Originally, Capcom announced that Devil May Cry 5: Special Edition would not feature ray tracing at launch on Xbox Series X, but the game launched with the same suite of graphical options across Series X and PlayStation 5. It actually features four graphics modes, two of which enable ray-traced reflections. Quality mode renders the game at 4K and runs between 30 fps and 60 fps, while performance mode renders the game at 1080p and stays locked at 60 fps.
After an optimization patch, Doom Eternal can now show you all the demonic blood and gore the way it was always meant to be seen. The update gives players three choices for how they want the game to run on their Series X: Performance, Balanced, and Quality. Quality is the only one with ray tracing, however. Unlike many other games, though, it manages to hold a rock-solid 60 fps at a crisp 1080p resolution while still showing off all the lighting effects for an even more immersive and brutal experience.
Enlisted is part of Xbox’s Game Preview program, meaning it’s still in active development. It’s a squad-based FPS/MMO set during World War 2, allowing you to play in the battles that defined the war. Enlisted is a game all about scale, and ray tracing helps with that a lot. Developer Darkflow Software actually uses a proprietary system for ray-traced global illumination, allowing the studio to achieve accurate lighting and shadows in even the largest scenes.
Fortnite has ray tracing on PC, but information about the PS5 and Xbox Series X versions is sparse. The visual upgrade between current- and last-gen is clear, though. On Series X, Fortnite’s lighting is softer and more accurate, with the iconic ray tracing shine that comes from any object emitting light. Fortnite isn’t the best showcase of ray tracing, but if you play a lot, the graphical enhancements are enough to justify the jump to the Series X.

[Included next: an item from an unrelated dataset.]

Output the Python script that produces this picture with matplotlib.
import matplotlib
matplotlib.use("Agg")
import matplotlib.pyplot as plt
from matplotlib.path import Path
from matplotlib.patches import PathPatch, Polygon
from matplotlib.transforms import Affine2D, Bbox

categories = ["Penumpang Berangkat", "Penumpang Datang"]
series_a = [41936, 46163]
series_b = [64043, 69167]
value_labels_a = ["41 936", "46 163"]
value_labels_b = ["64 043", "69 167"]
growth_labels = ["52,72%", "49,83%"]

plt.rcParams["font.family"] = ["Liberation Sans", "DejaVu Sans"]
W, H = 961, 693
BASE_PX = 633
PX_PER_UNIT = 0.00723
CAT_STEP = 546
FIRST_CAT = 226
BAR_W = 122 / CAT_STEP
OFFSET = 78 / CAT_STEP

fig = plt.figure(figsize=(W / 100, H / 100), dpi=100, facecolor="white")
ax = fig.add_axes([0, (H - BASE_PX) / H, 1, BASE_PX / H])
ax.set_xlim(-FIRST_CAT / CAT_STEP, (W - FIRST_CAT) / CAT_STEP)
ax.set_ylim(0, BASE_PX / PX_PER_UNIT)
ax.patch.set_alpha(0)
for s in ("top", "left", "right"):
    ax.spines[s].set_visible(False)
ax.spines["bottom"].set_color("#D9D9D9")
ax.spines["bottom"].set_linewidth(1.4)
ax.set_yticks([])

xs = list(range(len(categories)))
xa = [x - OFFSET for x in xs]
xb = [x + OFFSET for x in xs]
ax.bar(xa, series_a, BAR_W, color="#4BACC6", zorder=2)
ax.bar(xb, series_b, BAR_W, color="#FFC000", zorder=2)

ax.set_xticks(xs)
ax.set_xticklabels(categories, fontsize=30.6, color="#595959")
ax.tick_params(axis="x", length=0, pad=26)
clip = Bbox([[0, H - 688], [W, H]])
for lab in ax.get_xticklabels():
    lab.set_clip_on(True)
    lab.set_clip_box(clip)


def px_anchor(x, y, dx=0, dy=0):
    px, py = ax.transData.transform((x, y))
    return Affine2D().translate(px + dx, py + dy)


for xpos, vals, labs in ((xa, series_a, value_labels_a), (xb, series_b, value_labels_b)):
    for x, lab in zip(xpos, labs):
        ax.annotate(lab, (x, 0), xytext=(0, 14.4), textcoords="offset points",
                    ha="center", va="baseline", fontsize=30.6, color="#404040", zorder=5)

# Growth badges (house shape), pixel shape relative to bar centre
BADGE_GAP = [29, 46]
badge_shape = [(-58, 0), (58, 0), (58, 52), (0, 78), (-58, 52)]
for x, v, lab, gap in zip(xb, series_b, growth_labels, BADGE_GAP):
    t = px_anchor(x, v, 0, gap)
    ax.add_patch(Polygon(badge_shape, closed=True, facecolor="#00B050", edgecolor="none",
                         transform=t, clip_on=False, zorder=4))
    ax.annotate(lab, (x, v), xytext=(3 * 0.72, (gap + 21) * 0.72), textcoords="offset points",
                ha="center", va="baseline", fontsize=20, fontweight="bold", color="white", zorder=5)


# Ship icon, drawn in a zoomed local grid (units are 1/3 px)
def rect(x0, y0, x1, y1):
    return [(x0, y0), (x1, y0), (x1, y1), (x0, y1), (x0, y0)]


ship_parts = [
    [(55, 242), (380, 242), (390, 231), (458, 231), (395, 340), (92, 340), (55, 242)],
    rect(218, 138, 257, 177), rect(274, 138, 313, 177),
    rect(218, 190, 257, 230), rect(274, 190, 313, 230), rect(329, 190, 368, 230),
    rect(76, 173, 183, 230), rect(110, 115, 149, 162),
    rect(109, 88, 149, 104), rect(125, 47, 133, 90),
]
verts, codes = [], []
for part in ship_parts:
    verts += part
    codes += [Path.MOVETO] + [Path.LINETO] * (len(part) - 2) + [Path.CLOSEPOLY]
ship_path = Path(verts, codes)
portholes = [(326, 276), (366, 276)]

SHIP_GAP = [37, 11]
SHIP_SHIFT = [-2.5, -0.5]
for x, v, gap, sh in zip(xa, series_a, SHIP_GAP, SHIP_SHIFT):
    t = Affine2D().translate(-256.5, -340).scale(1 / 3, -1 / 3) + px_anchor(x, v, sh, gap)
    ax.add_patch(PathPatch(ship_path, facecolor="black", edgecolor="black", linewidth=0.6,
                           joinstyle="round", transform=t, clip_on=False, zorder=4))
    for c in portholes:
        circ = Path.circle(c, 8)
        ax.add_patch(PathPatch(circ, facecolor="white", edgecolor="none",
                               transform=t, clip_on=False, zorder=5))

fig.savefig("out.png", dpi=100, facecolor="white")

Gears 5 doesn’t actually use the ray-tracing hardware inside the Xbox Series X, instead using software ray tracing in screen-space. That doesn’t mean ray tracing looks bad in Gears 5, though. Compared with the previous version of the game, the software ray tracing renders shadows much more accurately. Gears 5 has been a technical marvel since launch, and with the power of Series X, it looks better than ever.
Maneater features ray-traced reflections and refractions on Xbox Series X, which makes a huge difference for a game that takes place primarily underwater. It’s an open-world sandbox where you play as a shark terrorizing shallow waters. As you gnash through aquatic and land-bound foes, you’ll earn perks and experience, allowing you to grow and take on larger threats.

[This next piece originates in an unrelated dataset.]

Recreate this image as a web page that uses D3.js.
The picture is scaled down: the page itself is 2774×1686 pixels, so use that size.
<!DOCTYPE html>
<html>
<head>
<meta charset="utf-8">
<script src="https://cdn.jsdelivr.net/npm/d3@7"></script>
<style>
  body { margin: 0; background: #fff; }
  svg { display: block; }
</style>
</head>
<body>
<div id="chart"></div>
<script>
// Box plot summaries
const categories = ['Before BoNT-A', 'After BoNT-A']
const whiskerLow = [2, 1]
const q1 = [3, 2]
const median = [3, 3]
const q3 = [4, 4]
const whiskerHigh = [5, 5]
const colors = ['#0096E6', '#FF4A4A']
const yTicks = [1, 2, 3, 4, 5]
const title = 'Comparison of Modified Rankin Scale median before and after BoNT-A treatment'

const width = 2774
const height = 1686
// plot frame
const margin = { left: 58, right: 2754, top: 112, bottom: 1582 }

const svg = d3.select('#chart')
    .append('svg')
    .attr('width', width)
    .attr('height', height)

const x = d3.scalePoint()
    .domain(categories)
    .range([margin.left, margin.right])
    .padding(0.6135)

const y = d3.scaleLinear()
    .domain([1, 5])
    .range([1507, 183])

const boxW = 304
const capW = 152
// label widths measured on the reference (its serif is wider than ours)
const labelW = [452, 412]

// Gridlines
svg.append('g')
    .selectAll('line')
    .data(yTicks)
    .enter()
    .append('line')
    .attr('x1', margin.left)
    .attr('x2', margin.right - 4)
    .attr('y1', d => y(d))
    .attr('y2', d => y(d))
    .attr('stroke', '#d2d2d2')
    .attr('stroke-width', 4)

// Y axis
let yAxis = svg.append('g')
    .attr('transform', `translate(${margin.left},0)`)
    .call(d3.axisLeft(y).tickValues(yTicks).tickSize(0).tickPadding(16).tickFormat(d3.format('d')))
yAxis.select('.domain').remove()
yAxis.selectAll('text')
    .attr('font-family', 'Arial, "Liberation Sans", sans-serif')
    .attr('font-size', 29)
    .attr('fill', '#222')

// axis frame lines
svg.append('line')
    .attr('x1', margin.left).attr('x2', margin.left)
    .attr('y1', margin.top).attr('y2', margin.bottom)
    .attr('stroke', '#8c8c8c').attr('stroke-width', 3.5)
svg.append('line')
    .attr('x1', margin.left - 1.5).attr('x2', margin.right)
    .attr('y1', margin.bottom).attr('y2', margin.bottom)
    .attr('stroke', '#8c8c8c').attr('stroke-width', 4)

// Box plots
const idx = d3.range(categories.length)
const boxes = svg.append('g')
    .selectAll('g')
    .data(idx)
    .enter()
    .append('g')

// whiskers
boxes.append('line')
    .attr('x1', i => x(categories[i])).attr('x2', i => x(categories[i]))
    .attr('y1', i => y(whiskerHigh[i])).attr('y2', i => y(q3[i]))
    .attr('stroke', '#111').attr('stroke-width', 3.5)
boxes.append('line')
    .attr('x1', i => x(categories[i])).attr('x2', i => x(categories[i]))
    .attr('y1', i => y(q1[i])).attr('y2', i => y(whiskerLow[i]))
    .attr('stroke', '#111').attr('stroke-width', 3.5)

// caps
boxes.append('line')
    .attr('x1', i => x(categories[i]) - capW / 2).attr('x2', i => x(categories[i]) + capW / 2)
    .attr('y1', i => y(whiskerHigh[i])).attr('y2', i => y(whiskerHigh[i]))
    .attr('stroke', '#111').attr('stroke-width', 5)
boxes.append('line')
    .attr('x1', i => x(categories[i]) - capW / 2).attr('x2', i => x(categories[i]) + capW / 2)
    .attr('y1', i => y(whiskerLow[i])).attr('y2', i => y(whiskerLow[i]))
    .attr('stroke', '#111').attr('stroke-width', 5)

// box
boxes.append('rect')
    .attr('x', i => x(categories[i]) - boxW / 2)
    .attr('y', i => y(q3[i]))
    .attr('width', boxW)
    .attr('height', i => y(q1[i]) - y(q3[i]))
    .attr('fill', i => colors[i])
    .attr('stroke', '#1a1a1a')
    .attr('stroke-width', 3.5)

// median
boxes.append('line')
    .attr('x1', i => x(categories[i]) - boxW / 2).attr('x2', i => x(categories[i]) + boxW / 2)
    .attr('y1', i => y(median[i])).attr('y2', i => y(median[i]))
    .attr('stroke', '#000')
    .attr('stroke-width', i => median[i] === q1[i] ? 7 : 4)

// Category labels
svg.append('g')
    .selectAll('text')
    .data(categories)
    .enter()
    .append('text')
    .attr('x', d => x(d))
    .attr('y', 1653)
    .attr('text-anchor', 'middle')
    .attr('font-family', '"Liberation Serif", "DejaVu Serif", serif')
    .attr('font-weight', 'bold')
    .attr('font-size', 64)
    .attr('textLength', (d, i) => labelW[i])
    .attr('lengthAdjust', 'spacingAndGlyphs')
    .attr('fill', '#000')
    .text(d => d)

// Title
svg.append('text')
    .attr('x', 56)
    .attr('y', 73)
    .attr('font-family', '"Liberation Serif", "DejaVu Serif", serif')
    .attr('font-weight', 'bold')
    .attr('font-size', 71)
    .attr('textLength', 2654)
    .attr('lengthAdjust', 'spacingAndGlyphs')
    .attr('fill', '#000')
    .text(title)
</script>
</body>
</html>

The Medium is a pretty, if under-optimized, Xbox Series X exclusive that features ray-traced reflections. The feature is available on Xbox Series X and PC, and the Series X version is capped at 30 fps. The Medium is a physiological horror game that follows a medium named Marianne as she ventures deep into an abandoned communist resort. The game is rather unique as far as adventure/puzzle titles go, featuring a dual reality mechanic where two worlds are rendered on screen at the same time.

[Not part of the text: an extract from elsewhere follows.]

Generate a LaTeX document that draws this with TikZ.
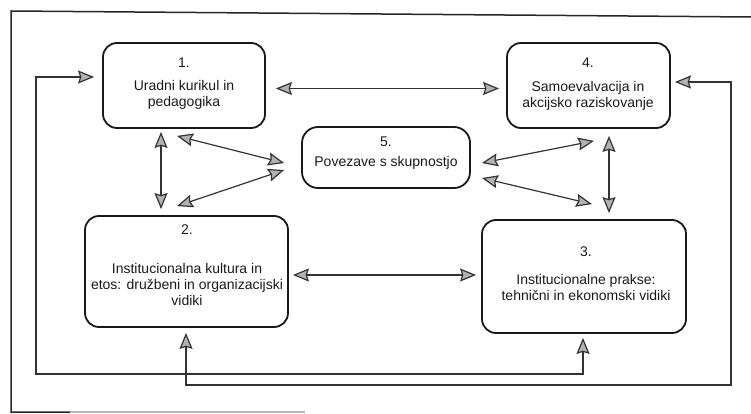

The enhancements given to Metro Exodus make it look like a brand-new game on the Series X despite being one of the oldest games on this list. Taking place in the post-apocalyptic landscapes of Russia, both the interior and exterior locations were begging for this lighting upgrade. It’s just as much a survival horror game as a FPS, so lighting was always a major component in setting the tone of the Metro games. And with the dynamic day and night cycle in this latest entry, it just makes the dread all the more palpable.
Sports games are rarely a reason to upgrade to next-gen, but NBA 2K21 makes a compelling argument. The difference is night and day, bringing the character models, courts, and animations to life in a way that no sports game has done before. As a game, NBA 2K21 continues to build on 2K’s sports franchise, featuring the MyCareer and MyTeam modes, as well as franchise mode. NBA 2K21 doesn’t change much when it comes to gameplay, but the graphical improvements are worth the price of admission alone.
Of all the genres, horror games are some of the best suited to getting the ray-tracing treatment. Observer: System Redux perhaps is the best proof of this due to it being both a horror and cyberpunk-style game. The dark, neon, and technological environments are now truly engrossing on the Series X, putting the game on par with the PS5, which already supported ray tracing for the title.
You know ray tracing is hitting the mainstream when a poker game decides it’s an important graphical feature. Poker Club is one of the most unlikely games to support ray tracing, but it does. While you’re bluffing your way to an early demise, at least you’ll be able to spot a few accurate reflections bouncing off your chips.
Another game we had to wait a bit to get fully optimized, Resident Evil: Village on the Series X also comes with a few new options depending on what you want to prioritize. If you’re looking to make the dingy, mist-covered village and candlelit interiors pull you in like never before, the ray-tracing option is quite impressive. Not only does it allow the resolution to hit up to 4K, but you can also keep HDR on and get a decent 45 frames per second.
Watch Dogs: Legion was one of the few Series X games available at launch, and although the game itself is a bit prosaic, it still looks great. It’s a great showcase of early-gen ray-tracing effects and a benchmark that will likely be compared to future releases. Legion continues the story of Watch Dogs 2, following DedSec as they recruit, hack, and fight to build a resistance against the oppressive private military group Albion.